To solve this statement we have to divide numerator and denominator by cos²θ.

Solution:

$I=\int \frac{1}{4 \sin ^{2} x+4 \sin x \cos x+5 \cos ^{2} x} d x$

Dividing numerator and denominator by cos²x.

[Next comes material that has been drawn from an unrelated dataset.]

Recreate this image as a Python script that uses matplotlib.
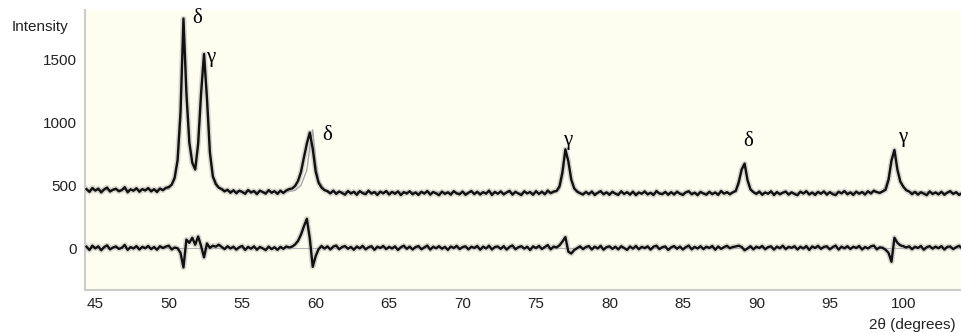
# XRD pattern: observed, calculated and difference curves
import numpy as np
import matplotlib.pyplot as plt

plt.rcParams['font.family'] = ['Liberation Sans', 'DejaVu Sans']

# 2theta grid of the measured pattern (0.2 degree steps)
two_theta = np.round(np.arange(44.4, 104.01, 0.2), 1)

observed = [
    470, 448, 479, 458, 474, 444, 468, 482, 451, 465,        # 44.4
    473, 453, 462, 485, 445, 468, 457, 477, 449, 470,        # 46.4
    459, 478, 452, 469, 447, 475, 461, 480, 486, 505,        # 48.4
    560, 700, 1080, 1820, 1230, 840, 680, 625, 830, 1230,    # 50.4
    1540, 1190, 760, 570, 510, 482, 470, 452, 465, 441,      # 52.4
    461, 437, 458, 447, 433, 463, 443, 455, 430, 458,        # 54.4
    446, 434, 462, 441, 454, 432, 458, 439, 460, 470,        # 56.4
    475, 495, 535, 605, 720, 830, 918, 790, 610, 520,        # 58.4
    482, 462, 453, 436, 458, 432, 451, 439, 426, 455,        # 60.4
    435, 449, 425, 454, 438, 430, 458, 434, 447, 424,        # 62.4
    450, 436, 455, 427, 448, 433, 452, 423, 446, 435,        # 64.4
    453, 429, 444, 424, 449, 434, 455, 426, 447, 436,        # 66.4
    422, 450, 432, 445, 426, 454, 436, 429, 451, 425,        # 68.4
    441, 455, 430, 449, 427, 446, 434, 458, 424, 448,        # 70.4
    433, 452, 428, 444, 456, 426, 449, 435, 423, 453,        # 72.4
    436, 447, 425, 454, 431, 450, 429, 459, 438, 451,        # 74.4
    455, 492, 605, 785, 690, 545, 476, 450, 437, 427,        # 76.4
    448, 430, 451, 423, 441, 454, 429, 445, 425, 449,        # 78.4
    434, 424, 453, 431, 446, 426, 450, 422, 444, 433,        # 80.4
    452, 428, 441, 423, 455, 435, 430, 448, 425, 446,        # 82.4
    427, 450, 433, 424, 445, 453, 429, 442, 422, 448,        # 84.4
    435, 426, 449, 430, 444, 424, 455, 434, 446, 429,        # 86.4
    445, 455, 525, 625, 672, 540, 468, 446, 432, 451,        # 88.4
    425, 444, 433, 453, 423, 447, 429, 442, 451, 426,        # 90.4
    445, 431, 422, 450, 435, 454, 427, 443, 424, 448,        # 92.4
    433, 452, 426, 446, 430, 423, 449, 436, 455, 429,        # 94.4
    444, 424, 450, 433, 447, 427, 453, 435, 458, 446,        # 96.4
    440, 452, 465, 545, 695, 780, 625, 530, 490, 462,        # 98.4
    451, 430, 448, 426, 445, 434, 422, 452, 431, 444,        # 100.4
    428, 449, 425, 443, 454, 432, 446, 424, 438,             # 102.4
]

# difference curve (observed - calculated), same grid
difference = [
    14, -12, 22, 1, 17, -14, 11, 25, -7, 8,                  # 44.4
    16, -3, 5, 28, -11, 11, 0, 19, -8, 13,                   # 46.4
    2, 20, -5, 12, -10, 18, 4, 15, 22, -8,                   # 48.4
    8, 2, -35, -150, 70, 45, 85, 30, 95, 20,                 # 50.4
    -70, 40, 5, 22, 14, 30, 12, -5, 18, 0,                   # 52.4
    14, -9, 10, 20, -12, 13, -2, 17, -10, 12,                # 54.4
    1, -13, 15, -5, 10, -11, 13, -3, 16, 8,                  # 56.4
    15, 32, 60, 110, 175, 235, 80, -145, -60, -5,            # 58.4
    20, -1, 17, -8, 15, 23, -6, 12, 19, -2,                  # 60.4
    12, -10, 16, 1, 21, -7, 10, 18, -11, 14,                 # 62.4
    4, 20, -5, 13, 0, 17, -12, 10, 22, -3,                   # 64.4
    15, -8, 11, 19, -6, 9, 23, -9, 14, 2,                    # 66.4
    18, -2, 13, -11, 16, 3, 21, -5, 11, 17,                  # 68.4
    -7, 14, 4, 20, -10, 15, 0, 22, -8, 12,                   # 70.4
    16, -3, 19, -9, 13, 24, -6, 10, 18, -1,                  # 72.4
    14, -12, 17, 3, 21, -4, 12, 27, -7, 15,                  # 74.4
    8, 25, 55, 90, -25, -40, -12, 2, 17, -5,                 # 76.4
    12, 19, -8, 15, 0, 21, -10, 11, 17, -3,                  # 78.4
    14, -7, 18, 4, -11, 16, -1, 20, -6, 13,                  # 80.4
    3, 17, -9, 14, 22, -5, 10, 16, -12, 9,                   # 82.4
    19, -2, 15, -8, 11, 23, -7, 13, 0, 18,                   # 84.4
    -5, 14, 4, 20, -10, 16, -3, 11, 21, 2,                   # 86.4
    12, 16, 22, 12, -14, 0, 18, -7, 14, 4,                   # 88.4
    20, -6, 11, 17, -9, 15, 2, 22, -5, 13,                   # 90.4
    5, 18, -8, 14, 0, 19, -11, 16, 4, 21,                    # 92.4
    -3, 13, 17, -7, 11, 23, -9, 15, 1, 18,                   # 94.4
    -4, 14, 4, 20, -8, 12, 0, 17, 23, -7,                    # 96.4
    9, 5, -10, -35, -105, 85, 45, 25, 18, 8,                 # 98.4
    17, -6, 14, 4, 20, -10, 11, 18, -1, 15,                  # 100.4
    2, 19, -8, 13, 16, -5, 10, 21, 1,                        # 102.4
]

# calculated (fitted) profile, smooth
calc_x = [44.4, 50.0, 50.4, 50.6, 50.8, 51.0, 51.2, 51.4, 51.6, 51.8, 52.0,
          52.2, 52.4, 52.6, 52.8, 53.0, 53.4, 54.0, 58.0, 58.6, 59.0, 59.4,
          59.6, 59.8, 60.0, 60.2, 60.6, 61.0, 76.2, 76.6, 76.8, 77.0, 77.2,
          77.4, 77.6, 78.0, 88.4, 88.8, 89.0, 89.2, 89.4, 89.6, 90.0, 98.6,
          99.0, 99.2, 99.4, 99.6, 99.8, 100.0, 100.4, 104.0]
calc_y = [462, 470, 540, 680, 1000, 1790, 1250, 830, 670, 640, 800,
          1200, 1530, 1200, 770, 580, 485, 458, 448, 460, 500, 620,
          800, 940, 690, 540, 470, 450, 440, 470, 560, 760, 700,
          560, 480, 442, 440, 500, 630, 670, 540, 462, 440, 447,
          560, 720, 770, 630, 530, 485, 450, 437]

# phase labels
peak_labels = ['δ', 'γ', 'δ', 'γ', 'δ', 'γ']
label_x = [51.94, 52.83, 60.79, 77.13, 89.45, 99.93]
label_y = [1817, 1508, 898, 851, 843, 875]

fig = plt.figure(figsize=(9.62, 3.33), dpi=100)
ax = fig.add_axes([0.0884, 0.129, 0.9116, 0.841])
ax.set_facecolor('#fefef0')

# soft grey halo under the noisy traces, then the black traces
ax.plot(two_theta, observed, color='#808080', lw=4.0, alpha=0.3, zorder=1)
ax.plot(two_theta, difference, color='#808080', lw=4.0, alpha=0.3, zorder=1)
ax.axhline(0, color='#b0b0b0', lw=0.8, zorder=1.5)
ax.plot(calc_x, calc_y, color='#a8a8a8', lw=1.0, zorder=2)
ax.plot(two_theta, observed, color='#111111', lw=1.7, zorder=3)
ax.plot(two_theta, difference, color='#111111', lw=1.7, zorder=3)

for lab, lx, ly in zip(peak_labels, label_x, label_y):
    ax.text(lx, ly, lab, fontsize=15, family=['Liberation Serif', 'DejaVu Serif'],
            ha='center', va='center')

ax.set_xlim(44.3, 104.0)
ax.set_ylim(-329, 1888)
ax.set_xticks(range(45, 101, 5))
ax.set_yticks([0, 500, 1000, 1500])
ax.tick_params(length=0, labelsize=11, colors='#222222', pad=5)
ax.tick_params(axis='y', pad=6)

for side in ['top', 'right']:
    ax.spines[side].set_visible(False)
for side in ['left', 'bottom']:
    ax.spines[side].set_color('#cccccc')
    ax.spines[side].set_linewidth(1.5)

fig.text(0.0125, 0.919, 'Intensity', fontsize=11, ha='left', va='center', color='#222222')
fig.text(0.993, 0.024, '2θ (degrees)', fontsize=11, ha='right', va='center', color='#222222')

fig.savefig('out.png', dpi=100)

$I=\int \frac{\sec ^{2} x}{4 \tan ^{2} x+4 \sin x \cos x \frac{1}{\cos ^{2} x}+\frac{5 \cos ^{2} x}{\cos ^{2} x}} d x$

$I=\int \frac{\sec ^{2} x}{4 \tan ^{2} x+4 \tan x+5} d x$

$I=\int \frac{\sec ^{2} x}{(2 \tan x+1)^{2}+4} d x$

$\left[\because 2 \tan x+1=t, d t=2 \sec ^{2} x d x, \sec ^{2} x d x=\frac{d t}{2}\right.$

$I=\int \frac{d t\left(\frac{1}{2}\right)}{t^{2}+2^{2}}=\frac{1}{4} \int \frac{d t}{t^{2}+2^{2}}$

$I=\frac{1}{2} \times \frac{1}{2} \tan ^{-1} \frac{t}{2}+c$

$I=\frac{1}{4} \tan ^{-1} \frac{(2 \tan x+1)}{2}+c$